Thanks to an interview with our colleagues at PC Gamer, some new details about Microsoft Flight Simulator 2024 have come to light and they not only sound impressive, but almost megalomaniacal.
The colleagues from PC Gamer
In the new part, you get the opportunity to land and leave your aircraft to roam around the area. “You can now get out of the plane in 2024 and walk around,” Neumann reveals. “You can literally walk your favorite mountain path to your favorite cabin in the mountains. Sit by the lake. Watch the sunset.”
But the new part of the series is also supposed to push some boundaries in technical terms, not least thanks to Microsoft’s Azure AI. Just l isting the features sounds almost crazy. All the airports have been redesigned and new ones added. Every oil platform and every lighthouse in the world is in the game. Every ship in the world is simulated via its transponder signals and you can even land on ships.

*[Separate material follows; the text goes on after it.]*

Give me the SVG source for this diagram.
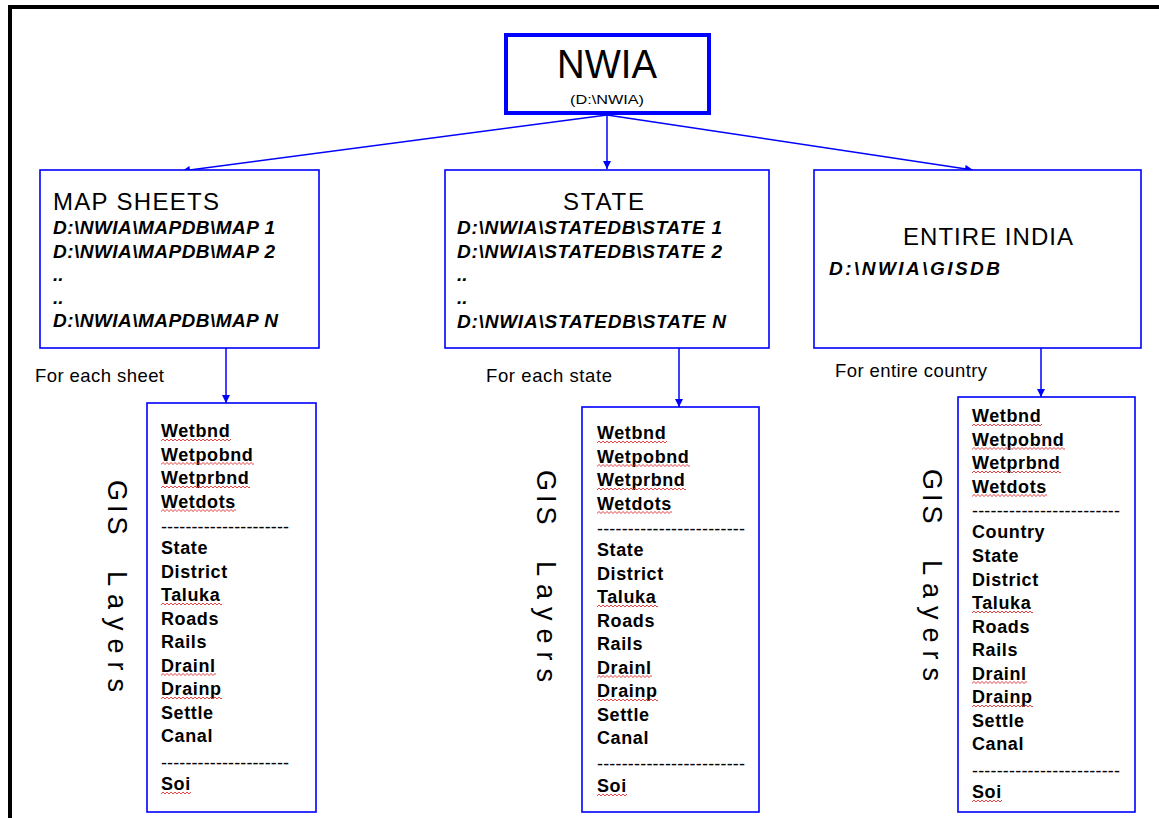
<svg xmlns="http://www.w3.org/2000/svg" width="1159" height="818" viewBox="0 0 1159 818">
<defs>
<style>
.box{fill:#fff;stroke:#0000ff;stroke-width:1.6}
.conn{stroke:#0000ff;stroke-width:1.5;fill:none;marker-end:url(#ah)}
text{font-family:"Liberation Sans",Arial,sans-serif;fill:#000}
.hdr{font-size:24px}
.pth{font-size:19px;font-style:italic;font-weight:bold}
.item{font-size:18px;font-weight:bold;letter-spacing:0.6px}
.dash{font-size:18px}
.lbl{font-size:18.5px}
.gis{font-size:27px}
.sq{fill:url(#sq)}
</style>
<pattern id="sq" width="4" height="4" patternUnits="userSpaceOnUse">
<path d="M0,3 L2,1 L4,3" fill="none" stroke="#e03030" stroke-width="0.9"/>
</pattern>
<marker id="ah" viewBox="0 0 10 10" refX="10" refY="5" markerWidth="9" markerHeight="8" markerUnits="userSpaceOnUse" orient="auto">
<path d="M0,0 L10,5 L0,10 z" fill="#0000ff"/>
</marker>
</defs>
<rect x="0" y="0" width="1159" height="818" fill="#fff"/>
<rect x="10" y="7" width="1200" height="900" fill="none" stroke="#000" stroke-width="4"/>

<g id="connectors">
<line class="conn" x1="607" y1="115" x2="182" y2="171"/>
<line class="conn" x1="607" y1="115" x2="607" y2="169"/>
<line class="conn" x1="607" y1="115" x2="973" y2="170"/>
<line class="conn" x1="226" y1="348" x2="226" y2="403"/>
<line class="conn" x1="679" y1="348" x2="679" y2="407"/>
<line class="conn" x1="1041" y1="348" x2="1041" y2="397"/>
</g>

<g id="nwia">
<rect x="506" y="35" width="203" height="78" fill="#fff" stroke="#0000ff" stroke-width="4"/>
<text x="557" y="78" font-size="40" textLength="100" lengthAdjust="spacingAndGlyphs">NWIA</text>
<text x="570" y="104" font-size="13" textLength="74" lengthAdjust="spacingAndGlyphs">(D:\NWIA)</text>
</g>

<g id="mapsheets">
<rect class="box" x="40" y="170" width="279" height="178"/>
<text class="hdr" x="53" y="210" textLength="166" lengthAdjust="spacing">MAP SHEETS</text>
<text class="pth" x="53" y="234" textLength="222" lengthAdjust="spacing">D:\NWIA\MAPDB\MAP 1</text>
<text class="pth" x="53" y="257.5" textLength="222" lengthAdjust="spacing">D:\NWIA\MAPDB\MAP 2</text>
<text class="pth" x="53" y="281">..</text>
<text class="pth" x="53" y="304">..</text>
<text class="pth" x="53" y="327" textLength="225" lengthAdjust="spacing">D:\NWIA\MAPDB\MAP N</text>
</g>

<g id="state">
<rect class="box" x="445" y="170" width="324" height="178"/>
<text class="hdr" x="563" y="210" textLength="81" lengthAdjust="spacing">STATE</text>
<text class="pth" x="457" y="234" textLength="265" lengthAdjust="spacing">D:\NWIA\STATEDB\STATE 1</text>
<text class="pth" x="457" y="257.5" textLength="265" lengthAdjust="spacing">D:\NWIA\STATEDB\STATE 2</text>
<text class="pth" x="457" y="281">..</text>
<text class="pth" x="457" y="304">..</text>
<text class="pth" x="457" y="327.5" textLength="269" lengthAdjust="spacing">D:\NWIA\STATEDB\STATE N</text>
</g>

<g id="india">
<rect class="box" x="814" y="170" width="327" height="178"/>
<text class="hdr" x="903" y="245" textLength="170" lengthAdjust="spacing">ENTIRE INDIA</text>
<text class="pth" x="829" y="275" textLength="171" lengthAdjust="spacing">D:\NWIA\GISDB</text>
</g>

<g id="labels">
<text class="lbl" x="35" y="382" textLength="129" lengthAdjust="spacing">For each sheet</text>
<text class="lbl" x="486" y="382" textLength="126" lengthAdjust="spacing">For each state</text>
<text class="lbl" x="835" y="377" textLength="152" lengthAdjust="spacing">For entire country</text>
</g>

<g id="gis1">
<text class="gis" transform="translate(108,480) rotate(90)"><tspan x="0" letter-spacing="4">GIS</tspan><tspan x="91" letter-spacing="8">Layers</tspan></text>
</g>
<g id="gis2">
<text class="gis" transform="translate(537,470) rotate(90)"><tspan x="0" letter-spacing="4">GIS</tspan><tspan x="91" letter-spacing="8">Layers</tspan></text>
</g>
<g id="gis3">
<text class="gis" transform="translate(923,469) rotate(90)"><tspan x="0" letter-spacing="4">GIS</tspan><tspan x="91" letter-spacing="8">Layers</tspan></text>
</g>

<g id="layers1">
<rect class="box" x="147" y="403" width="169" height="409"/>
<text class="item" x="161" y="437">Wetbnd</text>
<text class="item" x="161" y="460.5">Wetpobnd</text>
<text class="item" x="161" y="484">Wetprbnd</text>
<text class="item" x="161" y="507.5">Wetdots</text>
<text class="dash" x="161" y="533" textLength="128" lengthAdjust="spacing">---------------------</text>
<text class="item" x="161" y="554">State</text>
<text class="item" x="161" y="577.5">District</text>
<text class="item" x="161" y="601">Taluka</text>
<text class="item" x="161" y="624.5">Roads</text>
<text class="item" x="161" y="648">Rails</text>
<text class="item" x="161" y="671.5">Drainl</text>
<text class="item" x="161" y="695">Drainp</text>
<text class="item" x="161" y="718.5">Settle</text>
<text class="item" x="161" y="742">Canal</text>
<text class="dash" x="161" y="769" textLength="128" lengthAdjust="spacing">---------------------</text>
<text class="item" x="161" y="790">Soi</text>
<rect class="sq" transform="translate(161,438)" width="70" height="4"/>
<rect class="sq" transform="translate(161,461.5)" width="93" height="4"/>
<rect class="sq" transform="translate(161,485)" width="89" height="4"/>
<rect class="sq" transform="translate(161,508.5)" width="75" height="4"/>
<rect class="sq" transform="translate(161,602)" width="61" height="4"/>
<rect class="sq" transform="translate(161,672.5)" width="55" height="4"/>
<rect class="sq" transform="translate(161,696)" width="61" height="4"/>
<rect class="sq" transform="translate(161,791)" width="30" height="4"/>
</g>

<g id="layers2">
<rect class="box" x="582" y="407" width="177" height="405"/>
<text class="item" x="597" y="439">Wetbnd</text>
<text class="item" x="597" y="462.5">Wetpobnd</text>
<text class="item" x="597" y="486">Wetprbnd</text>
<text class="item" x="597" y="509.5">Wetdots</text>
<text class="dash" x="597" y="535" textLength="148" lengthAdjust="spacing">------------------------</text>
<text class="item" x="597" y="556">State</text>
<text class="item" x="597" y="579.5">District</text>
<text class="item" x="597" y="603">Taluka</text>
<text class="item" x="597" y="626.5">Roads</text>
<text class="item" x="597" y="650">Rails</text>
<text class="item" x="597" y="673.5">Drainl</text>
<text class="item" x="597" y="697">Drainp</text>
<text class="item" x="597" y="720.5">Settle</text>
<text class="item" x="597" y="744">Canal</text>
<text class="dash" x="597" y="770" textLength="148" lengthAdjust="spacing">------------------------</text>
<text class="item" x="597" y="792">Soi</text>
<rect class="sq" transform="translate(597,440)" width="70" height="4"/>
<rect class="sq" transform="translate(597,463.5)" width="93" height="4"/>
<rect class="sq" transform="translate(597,487)" width="89" height="4"/>
<rect class="sq" transform="translate(597,510.5)" width="75" height="4"/>
<rect class="sq" transform="translate(597,604)" width="61" height="4"/>
<rect class="sq" transform="translate(597,674.5)" width="55" height="4"/>
<rect class="sq" transform="translate(597,698)" width="61" height="4"/>
<rect class="sq" transform="translate(597,793)" width="30" height="4"/>
</g>

<g id="layers3">
<rect class="box" x="958" y="397" width="177" height="415"/>
<text class="item" x="972" y="422">Wetbnd</text>
<text class="item" x="972" y="445.5">Wetpobnd</text>
<text class="item" x="972" y="469">Wetprbnd</text>
<text class="item" x="972" y="492.5">Wetdots</text>
<text class="dash" x="972" y="517" textLength="148" lengthAdjust="spacing">------------------------</text>
<text class="item" x="972" y="538">Country</text>
<text class="item" x="972" y="562">State</text>
<text class="item" x="972" y="585.5">District</text>
<text class="item" x="972" y="609">Taluka</text>
<text class="item" x="972" y="632.5">Roads</text>
<text class="item" x="972" y="656">Rails</text>
<text class="item" x="972" y="679.5">Drainl</text>
<text class="item" x="972" y="703">Drainp</text>
<text class="item" x="972" y="726.5">Settle</text>
<text class="item" x="972" y="750">Canal</text>
<text class="dash" x="972" y="777" textLength="148" lengthAdjust="spacing">------------------------</text>
<text class="item" x="972" y="798">Soi</text>
<rect class="sq" transform="translate(972,423)" width="70" height="4"/>
<rect class="sq" transform="translate(972,446.5)" width="93" height="4"/>
<rect class="sq" transform="translate(972,470)" width="89" height="4"/>
<rect class="sq" transform="translate(972,493.5)" width="75" height="4"/>
<rect class="sq" transform="translate(972,610)" width="61" height="4"/>
<rect class="sq" transform="translate(972,680.5)" width="55" height="4"/>
<rect class="sq" transform="translate(972,704)" width="61" height="4"/>
<rect class="sq" transform="translate(972,799)" width="30" height="4"/>
</g>
</svg>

Add to that the hundreds of species of animals roaming the world, and even trees are a topic. Neumann says Microsoft Flight Simulator is now able to represent every tree on Earth. “We have a machine learning system look it up,” he explains, “and then we know what the tree is, even to the point where we know what the species probably is… and then we plant trees, literally trillions of trees, and all in real time, so damn accurate.”
The cloud is designed to ensure that all of this can be implemented quickly and doesn’t fill up your hard drives. “In 2020, the initial installation is 130 GB,” he explains. “Then we have 17 global updates. If you extrapolate that, we’re at 500 GB. And then there are 5,000 add-ons that people have made, that’s two terabytes… For Flight Simulator 2024, we’ve changed all that. We’ve gone for a thin client architecture, and we’re not ready yet. We’ll ship in November, but we think we’ll have… I’d say 50 GB or less, but with a lot more data because we’re offloading more to the cloud.”
Phew. It sounds like Asobo wants to create a complete simulation of the entire world with the help of Azure and Microsoft. We’ll see whether and how well this works on November 19th, when Microsoft Flight Simulator 2024 is released.